Surtout depuis que le solipsisme débordant de Kanye West l’empêche de dire quelque chose de bien. Dans la chanson New Day, le rappeur revisite (une nouvelle fois) son «moment Katrina» sous Bush, quand il avait accusé le président de ne pas se préoccuper des Noirs. Il raconte qu’il est tellement blasé par ce sombre épisode qu’il ne fait même plus d’efforts. A l’instar de Jay-Z, il se demande ce qu’il va inculquer à ses enfants. Il ne voit que de l’amertume. A propos de son futur fils, le chanteur déclare «And I'll never let him hit the Telethon/ Even if people dyin' and the world ends» («Et je ne le laisserai jamais participer au Téléthon/Même si des gens meurent et que c’est la fin du monde») Un peu plus tôt, West fait la promesse sarcastique de faire de son fils un républicain «pour que tout le monde sache qu’il aime les Blancs».

Jay-Z un peu moins bling-bling

Kanye West et Jay-Z sont tous deux, dans une certaine mesure, esclaves d’un état d’esprit que le poète John Keats qualifiait de «sublime égotisme». Mais il y a une différence importante entre les deux rappeurs: seul Jay-Z est conscient que le seul fait d’acheter et de posséder n’est pas suffisant. Jay-Z rend non seulement Watch the Throne acceptable, il suggère un autre sens possible de ce titre.
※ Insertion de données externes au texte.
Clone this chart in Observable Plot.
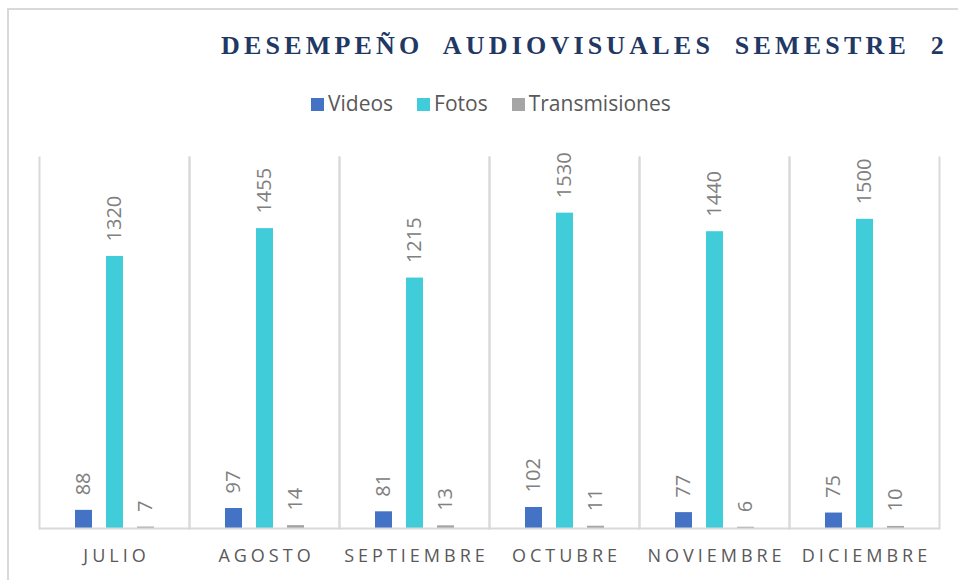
<!DOCTYPE html>
<html>
<head>
<meta charset="utf-8">
<script src="https://cdn.jsdelivr.net/npm/d3@7"></script>
<script src="https://cdn.jsdelivr.net/npm/@observablehq/plot@0.6"></script>
<style>
  html, body { margin: 0; padding: 0; overflow: hidden; background: #fff; width: 958px; height: 580px; }
  #border { position: absolute; left: 7px; top: 8px; width: 1000px; height: 1000px;
    border-left: 2px solid #d9d9d9; border-top: 2px solid #d9d9d9; }
  #title { position: absolute; left: 221px; top: 33px; font-family: "Liberation Serif", serif;
    font-weight: bold; font-size: 26px; line-height: 26px; letter-spacing: 4.2px; word-spacing: 10px; color: #1f3864; white-space: nowrap; }
  #legend { position: absolute; left: 311px; top: 93px; display: flex; align-items: flex-start;
    font-family: "Open Sans", sans-serif; font-size: 21px; line-height: 21px; color: #595959; white-space: nowrap; }
  #legend .item { display: flex; align-items: flex-start; margin-right: 24px; }
  #legend .sw { width: 13px; height: 13px; margin-top: 5px; margin-right: 4px; }
  #chart { position: absolute; left: 0; top: 130px; }
  #chart [aria-label="fx-axis tick label"] text { letter-spacing: 4px; }
</style>
</head>
<body>
<div id="border"></div>
<div id="title">DESEMPEÑO AUDIOVISUALES SEMESTRE 2</div>
<div id="legend"></div>
<div id="chart"></div>
<script>
const months = ["JULIO", "AGOSTO", "SEPTIEMBRE", "OCTUBRE", "NOVIEMBRE", "DICIEMBRE"];
const series = ["Videos", "Fotos", "Transmisiones"];
const colors = ["#4472C4", "#41CCD9", "#A5A5A5"];
const videos = [88, 97, 81, 102, 77, 75];
const fotos = [1320, 1455, 1215, 1530, 1440, 1500];
const transmisiones = [7, 14, 13, 11, 6, 10];
const yDomain = [0, 1800];

const values = [videos, fotos, transmisiones];
const data = [];
months.forEach((m, i) => {
  series.forEach((s, j) => data.push({month: m, serie: s, value: values[j][i]}));
});

// legend
const legend = document.getElementById("legend");
series.forEach((s, j) => {
  const item = document.createElement("div");
  item.className = "item";
  const sw = document.createElement("span");
  sw.className = "sw";
  sw.style.background = colors[j];
  const t = document.createElement("span");
  t.textContent = s;
  item.appendChild(sw);
  item.appendChild(t);
  legend.appendChild(item);
});

const chart = Plot.plot({
  width: 958,
  height: 450,
  marginTop: 27,
  marginBottom: 52,
  marginLeft: 38,
  marginRight: 18,
  style: {fontFamily: "'Open Sans', sans-serif", background: "transparent", overflow: "visible"},
  fx: {domain: months, padding: 0, label: null},
  x: {domain: series, paddingInner: 0.46, paddingOuter: 1.1, axis: null},
  y: {domain: yDomain, axis: null},
  color: {domain: series, range: colors},
  marks: [
    Plot.frame({anchor: "left", stroke: "#d9d9d9", strokeWidth: 2}),
    Plot.frame({anchor: "right", stroke: "#d9d9d9", strokeWidth: 2}),
    Plot.barY(data, {fx: "month", x: "serie", y: "value", fill: "serie"}),
    Plot.ruleY([0], {stroke: "#d9d9d9", strokeWidth: 2}),
    Plot.text(data, {fx: "month", x: "serie", y: "value", text: d => String(d.value),
      rotate: -90, textAnchor: "start", dy: -15, fontSize: 20, fill: "#808080"}),
    Plot.axisFx({anchor: "bottom", tickSize: 0, tickPadding: 21, fontSize: 18, dx: 2, color: "#595959", label: null})
  ]
});
document.getElementById("chart").appendChild(chart);
</script>
</body>
</html>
Avec Kanye West, le regard se porte vers une direction: nous devons regarder son trône pendant que le roi déverse ses paroles dont il espère qu’elles vous blesseront («I hope [they] will hurt you»). Jay-Z, ça ne le dérange pas qu’on admire le roi. Mais il est prêt à prendre du recul et à porter un regard critique sur la structure qui lui a permis d’atteindre la gloire.